How long would a single pillar, oh say twenty feet tall and two feet round at its center take to make?
  

       I wouldn't be surprised if it did take a very long time to produce a building this way, but in that case it could be seen as a project somewhat like the Clock of the Long Now - something to which people could commit themselves over generations, to get away from the idea of ephemeral and disposable artefacts that may cause their descendants problems.
Thinking about Limehouse Station itself, although i don't think it's underground, would it not be appropriate for Tube stations to be like caverns?
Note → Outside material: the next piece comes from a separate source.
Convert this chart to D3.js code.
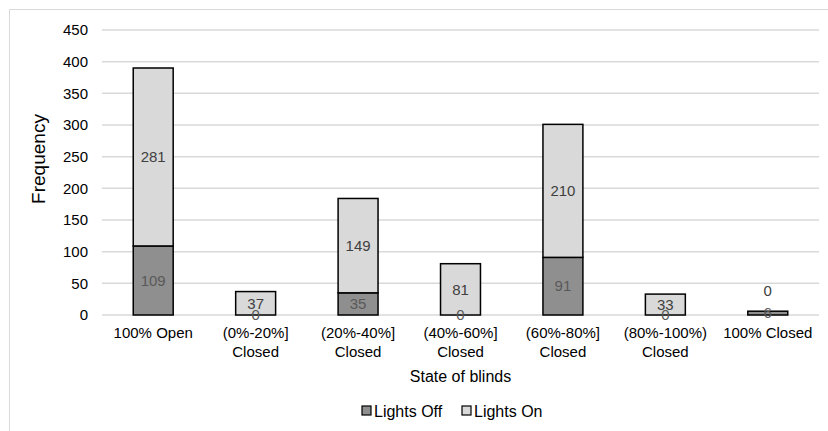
<!DOCTYPE html>
<html>
<head>
<meta charset="utf-8">
<script src="https://cdn.jsdelivr.net/npm/d3@7"></script>
<style>
  body { margin: 0; background: #fff; }
  text { font-family: "Liberation Sans", Arial, sans-serif; }
</style>
</head>
<body>
<svg id="chart"></svg>
<script>
// categories (two lines each)
const categories = [
  ["100% Open"],
  ["(0%-20%]", "Closed"],
  ["(20%-40%]", "Closed"],
  ["(40%-60%]", "Closed"],
  ["(60%-80%]", "Closed"],
  ["(80%-100%)", "Closed"],
  ["100% Closed"]
]
const lightsOff = [109, 0, 35, 0, 91, 0, 6]
const lightsOn = [281, 37, 149, 81, 210, 33, 0]
const yTicks = [0, 50, 100, 150, 200, 250, 300, 350, 400, 450]
const seriesNames = ["Lights Off", "Lights On"]

const width = 828
const height = 431
const pad_left = 102
const pad_right = 9
const plot_top = 30
const plot_bottom = 315

const svg = d3.select('#chart')
  .attr('width', width)
  .attr('height', height)

// outer frame (only top and left edges fall inside the picture)
svg.append('line').attr('x1', 9.5).attr('x2', width).attr('y1', 9.5).attr('y2', 9.5)
  .attr('stroke', '#d9d9d9').attr('stroke-width', 1)
svg.append('line').attr('x1', 9.5).attr('x2', 9.5).attr('y1', 9.5).attr('y2', height)
  .attr('stroke', '#d9d9d9').attr('stroke-width', 1)

const keys = categories.map((c, i) => i)
let xScale = d3.scaleBand().domain(keys).range([pad_left, width - pad_right]).paddingInner(0.61).paddingOuter(0.305)
let yScale = d3.scaleLinear().domain([0, 450]).range([plot_bottom, plot_top])

// gridlines
svg.append('g')
  .selectAll('line')
  .data(yTicks)
  .join('line')
  .attr('x1', pad_left)
  .attr('x2', width - pad_right)
  .attr('y1', d => yScale(d))
  .attr('y2', d => yScale(d))
  .attr('stroke', '#d9d9d9')
  .attr('stroke-width', 1.5)

// y tick labels
svg.append('g')
  .selectAll('text')
  .data(yTicks)
  .join('text')
  .attr('x', 88)
  .attr('y', d => yScale(d))
  .attr('dy', '0.35em')
  .attr('text-anchor', 'end')
  .attr('font-size', 15)
  .attr('fill', '#000')
  .text(d => d)

// stacked data
let table = keys.map(i => ({ i: i, off: lightsOff[i], on: lightsOn[i] }))
let stack = d3.stack().keys(['off', 'on'])(table)
const fills = ['#8f8f8f', '#d9d9d9']

svg.append('g')
  .selectAll('g')
  .data(stack)
  .join('g')
  .attr('fill', (d, k) => fills[k])
  .selectAll('rect')
  .data(d => d.filter(s => s[1] - s[0] > 0))
  .join('rect')
  .attr('x', s => xScale(s.data.i))
  .attr('width', xScale.bandwidth())
  .attr('y', s => yScale(s[1]))
  .attr('height', s => yScale(s[0]) - yScale(s[1]))
  .attr('stroke', '#000')
  .attr('stroke-width', 1.5)

// data labels
const labelColors = ['#595959', '#404040']
stack.forEach((layer, k) => {
  svg.append('g')
    .selectAll('text')
    .data(layer)
    .join('text')
    .attr('x', s => xScale(s.data.i) + xScale.bandwidth() / 2)
    .attr('y', s => {
      let mid = (yScale(s[0]) + yScale(s[1])) / 2
      // Excel pushes a zero top label above the bar when it would collide
      if (k === 1 && s[1] - s[0] === 0 && s[0] > 0) return yScale(s[1]) - 20
      return mid
    })
    .attr('dy', '0.35em')
    .attr('text-anchor', 'middle')
    .attr('font-size', 15)
    .attr('fill', labelColors[k])
    .text(s => s[1] - s[0])
})

// category labels
let catG = svg.append('g')
categories.forEach((lines, i) => {
  lines.forEach((line, j) => {
    catG.append('text')
      .attr('x', xScale(i) + xScale.bandwidth() / 2)
      .attr('y', 333 + j * 19)
      .attr('dy', '0.35em')
      .attr('text-anchor', 'middle')
      .attr('font-size', 15)
      .attr('fill', '#000')
      .text(line)
  })
})

// axis titles
svg.append('text')
  .attr('transform', 'translate(38,159) rotate(-90)')
  .attr('text-anchor', 'middle')
  .attr('dy', '0.35em')
  .attr('font-size', 19)
  .attr('fill', '#000')
  .text('Frequency')

svg.append('text')
  .attr('x', (pad_left + width - pad_right) / 2)
  .attr('y', 376)
  .attr('dy', '0.35em')
  .attr('text-anchor', 'middle')
  .attr('font-size', 16)
  .attr('fill', '#000')
  .text('State of blinds')

// legend
let legend = svg.append('g')
let lx = [362, 462]
seriesNames.forEach((name, k) => {
  legend.append('rect')
    .attr('x', lx[k])
    .attr('y', 406)
    .attr('width', 9)
    .attr('height', 9)
    .attr('fill', fills[k])
    .attr('stroke', '#000')
    .attr('stroke-width', 1.2)
  legend.append('text')
    .attr('x', lx[k] + 12)
    .attr('y', 411)
    .attr('dy', '0.35em')
    .attr('font-size', 16)
    .attr('fill', '#000')
    .text(name)
})
</script>
</body>
</html>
Moreover, an entire subway system could be like an unusually regular series of caves.
nineteenthly, Aug 21 2005
  

       Good things come to those who wait. [+]
wagster, Aug 21 2005
  

       Why not just use spray-on concrete? +
moomintroll, Aug 21 2005
  

       I had a similar idea for building a framework on the ceiling of an existing cave to direct the droplets. Q: How long will your method take? A: Way less time than mine.
Shz, Aug 22 2005
  

       [moomintroll], i can't even make out what that building is. It looks like a pile of shrapnel or something. Very weird stuff.
The limescale in the area i come from is a sort of faint blue colour, but the stuff here is a dirty brown. I imagine buildings could be made in different colours or perhaps streaked, as if they were drenched in paint, so they could be lime coloured, maybe with verdigris.
[Shz], i think in a way it's a shame that it doesn't take longer than it would. I moved into a house that had been empty for several years once, and there was a fairly thick deposit of limescale in the bath and a stalactite around a centimetre long on an overflow pipe, so it would take a long time left to normal environmental conditions.
The house could conceivably be made of something very soluble, like sea salt.
nineteenthly, Aug 22 2005
  

       I have seen stalagtites starting to form under concrete which was only about 10 years old. I think that this process could be greatly accelerated but improving the ability of the water to carry dissolved carbonate minerals - hotter, more acidic water should do it.
bungston, Aug 22 2005
  

       I expect acidifying the water would help, but the choice of which acid to use would be important for environmental reasons. Maybe oxalic acid?
nineteenthly, Aug 22 2005
  

       Carbonic acid! We want carbonates, right?
bungston, Aug 22 2005
  

       Bungston: Brilliant! supercritical CO2/soda water sprays out of noozle of house-scale 3D printer with laser-printer-esque electrostatic Magnesium/Calcium/etc. oxide powder deposition to form Mandelbrot Floorplan Cafe.